In this work, we investigated in situ isotopic compositions of antimony (Sb) minerals from two substages of the ore deposits near Pezinok (Slovakia). The δ¹²³Sb values of the primary Sb minerals range from −0.4 and +0.8‰ and increase progressively along the precipitation sequence. In the substage II, the early-formed gudmundite (FeSbS) shows in all sections the lowest δ¹²³Sb values, followed by berthierite (FeSb₂S₄), stibnite (Sb₂S₃), and valentinite (Sb₂O₃) with the heaviest δ¹²³Sb values. A similar trend was observed for the substage III, from the initially-formed stibnite, followed by kermesite (Sb₂S₂O), valentinite, senarmontite (both Sb₂O₃), and schafarzikite (FeSb₂O₄). The evolution can be rationalized by a Rayleigh fractionation model with a starting δ¹²³Sb value in the fluid of +0.3‰, applying the same mineral-fluid fractionation factor to all minerals.
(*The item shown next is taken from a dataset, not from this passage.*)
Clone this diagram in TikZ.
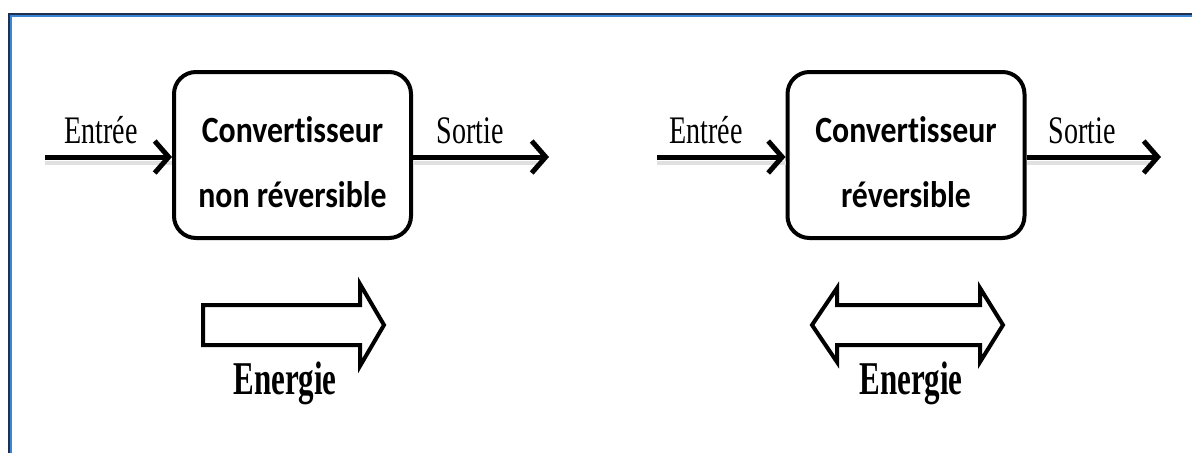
\documentclass[tikz,border=0pt]{standalone}
\usepackage{fontspec}
\setmainfont{Liberation Serif}
\newfontfamily\boxfont[FakeStretch=0.86,RawFeature=-liga]{Carlito}
\newfontfamily\lblfont[FakeStretch=0.72]{Liberation Serif}
\newfontfamily\enfont[FakeStretch=0.66]{Liberation Serif}
\usetikzlibrary{arrows.meta}
\definecolor{framedark}{HTML}{1F3050}
\definecolor{frameblue}{HTML}{3A86D6}
\begin{document}
\begin{tikzpicture}[x=1pt,y=-1pt,
  conv/.style={draw, line width=4pt, rounded corners=22pt, minimum width=237pt, minimum height=166pt, inner sep=0pt},
  convtext/.style={align=center, inner sep=0pt, font=\boxfont\bfseries\fontsize{37}{65}\selectfont},
  lbl/.style={font=\lblfont\fontsize{39}{44}\selectfont, inner sep=0pt, anchor=base},
  flow/.style={line width=5pt, -{Straight Barb[length=14pt,width=32pt]}},
  shadowline/.style={line width=4pt, black!12},
  bigarrow/.style={draw, line width=4pt, fill=white, line join=miter},
  en/.style={font=\enfont\bfseries\fontsize{47}{52}\selectfont, inner sep=0pt, anchor=base}
]
\useasboundingbox (0,0) rectangle (1192,453);
% frame
\draw[framedark, line width=2pt] (1192,13.5) -- (8.5,13.5) -- (8.5,453);
\draw[frameblue, line width=2pt] (1192,15.5) -- (10.5,15.5) -- (10.5,453);

% ---- left converter ----
\node[conv] (b1) at (292.5,155) {};
\node[convtext] (t1) at (292.5,162) {Convertisseur\\non réversible};
\coordinate (in1) at (45,157);
\coordinate (out1) at (549,157);
\draw[shadowline] ([yshift=-6pt]in1) -- ([yshift=-6pt]in1 -| b1.west);
\draw[shadowline] ([yshift=-6pt]out1 -| b1.east) -- ([yshift=-6pt,xshift=-12pt]out1);
\draw[flow] (in1) -- (in1 -| b1.west);
\draw[flow] (out1 -| b1.east) -- (out1);
\node[lbl] (e1) at (101,143) {Entrée};
\node[lbl] (s1) at (470,143) {Sortie};
\draw[bigarrow] (203,305) -- (360,305) -- (360,284) -- (384,325) -- (360,366) -- (360,345) -- (203,345) -- cycle;
\node[en] (en1) at (285,394) {Energie};

% ---- right converter ----
\node[conv] (b2) at (906,155) {};
\node[convtext] (t2) at (906,162) {Convertisseur\\réversible};
\coordinate (in2) at (657,157);
\coordinate (out2) at (1161,157);
\draw[shadowline] ([yshift=-6pt]in2) -- ([yshift=-6pt]in2 -| b2.west);
\draw[shadowline] ([yshift=-6pt]out2 -| b2.east) -- ([yshift=-6pt,xshift=-12pt]out2);
\draw[flow] (in2) -- (in2 -| b2.west);
\draw[flow] (out2 -| b2.east) -- (out2);
\node[lbl] (e2) at (706,143) {Entrée};
\node[lbl] (s2) at (1082,143) {Sortie};
\draw[bigarrow] (812,325) -- (837,288) -- (837,305) -- (980,305) -- (980,288) -- (1003,325) -- (980,362) -- (980,345) -- (837,345) -- (837,362) -- cycle;
\node[en] (en2) at (911,394) {Energie};
\end{tikzpicture}
\end{document}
Thus, the texturally observed order of mineralization is confirmed by diminishing trace element contents and heavier δ¹²³Sb values in successively crystallized Sb minerals. Antimony in substage III was likely supplied from the oxidative dissolution of stibnite that formed earlier during substage II. The data interpretation, although limited by the lack of reliable mineral-fluid fractionation factors, implies that Sb precipitation within each substage occurred from an episodic metal precipitation, likely associated with a similar Sb isotope fractionation between fluid and all investigated Sb minerals. Large isotopic variations, induced by precipitation from a fluid as a response to temperature decrease, may be an obstacle in deciphering the metal source in hydrothermal ore deposits. However, Sb isotopes appear to be an excellent instrument to enhance our understanding on how hydrothermal systems operate.